By: Blonde Two
Not wishing to tempt fate (that tricksy Blonde), I like to think that I am a pretty solid moorland navigator. Not perfect, not excellent, but most of the time I get it right. I wish that I could say the same for my road navigation skills. It has been noted previously (and in somewhat embarrassing style) that I am perfectly capable of getting myself lost driving to somewhere that I have been before. Yesterday it happened again.
The goal was Topsham, just a little jaunt up the M5 from home. The weather was foul and I had convinced myself, in a girly moment of which I am not proud, that the rain and spray would render my little sporty Blonde Mobile invisible to all other drivers. It was then that I made my first error and decided to take the coast road. All was fine, apart from my singing, until I came to negotiating the confusing mixture of road signs, arrows and multiple lanes on the approach to Exeter. I will cut a Blonde story short here and confess that what followed was a shameful hour long confusion during which I managed to visit Exeter Airport, the Met Office and the same roundabout three times.
The truth is that I am not an innate navigator. For me, the landscape does not jump up and shout, “go that way”. Rather it creeps around muttering, “That looks familiar” and “You have no idea where you are.” There are definitely people who have this inborn talent and I envy them. You can see it in some of our youngsters, they are the ones who come home safely without having to use their compass (despite being perfectly able to). We even have a couple of newbies who are already absorbing their surroundings by some strange kind of navigational osmosis.
You would be forgiven for asking then, how I manage to find my way around Dartmoor. The answer is easy, navigation has rules, I am very good at following rules and I don’t like to be beaten. To navigate successfully, you need to know two things; in which direction you should be walking and when to stop walking. There are strict regulations for working out both of these – they have numbers and actions and all go in a certain order. Once you have learnt the rules, you kind of have it sorted.
As far as I can tell, there are no rules for roads. They go where they want to, when they want to and carry poor confused Blondes along with them. There are probably dozens of Blondes out there right now driving past the Met Office for the eighteenth time today. Maybe we should all stick to Dartmoor.
“When to stop walking.” I can’t remember this point being raised in more macho blogs. Blogs – whisper it not in Gath – by fellas. This despite the existence of a song devoted to that specific subject, centring on Felix.
As you say, a bearing may turn out to be a chimera. After fifty metres the blade of grass which guaranteed, say, 157 deg. may look distressingly like the blade immediately adjacent. Bringing into play those black sawtooth patterns which can, translated into reality, play havoc with those who are seduced by direction tout seul. Mind you, walkers have it easy. Try helming. “Often a cloud can be helpful,” said my other brother. After a while they all take on the voluptuous forms of fifties female film-stars.

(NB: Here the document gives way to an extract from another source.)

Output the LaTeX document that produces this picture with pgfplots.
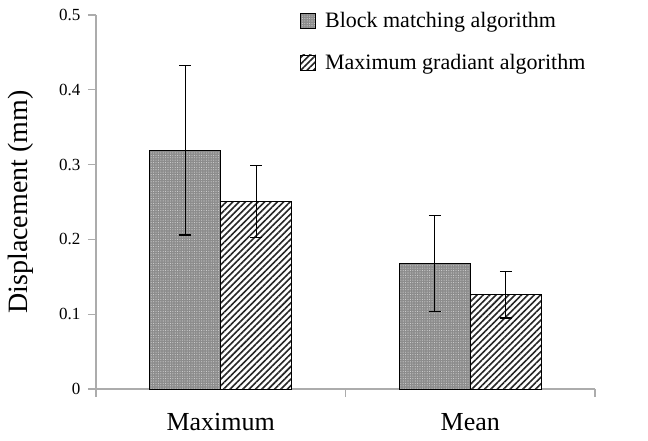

I think it was jolly sporting to go in for this type of culpa mea, maxima culpa. But I beg you (pl.) not to throw out the godlike qualities in a wish to be seen as human. Presently you both occupy a frieze in my imagination, always in profile and with noses that kick off from a point somewhere north of your foreheads. Classical to some, snow ploughs to others. By all means descend from Olympus to create mischief and mayhem, but never make it a one-way ticket.
The good news is that the path up and down Olympus is one that is well known to us and much travelled – we converse with the Gods regularly.
I wonder if you can get a sat nav that speaks with a blonde voice? Goldie Hawn, perhaps?
Exeter, oh Exeter! How much I hate thy roundabouts, thy motorways, thy traffic lights, none of which ever learned TO STAND STILL IN THE SAME PLACE for more than 10 minutes at a time. I been lorst but not found many, many times. I lament.
Besides, today I decided to use the Park and Ride and duly arrived in the city; but oh, where, oh where did they hide the buses to the ‘orspital? I waited. Oh how I waited. But they never came, and eventually I gave up and went back to the Park and Ride before they could lock me out for the night.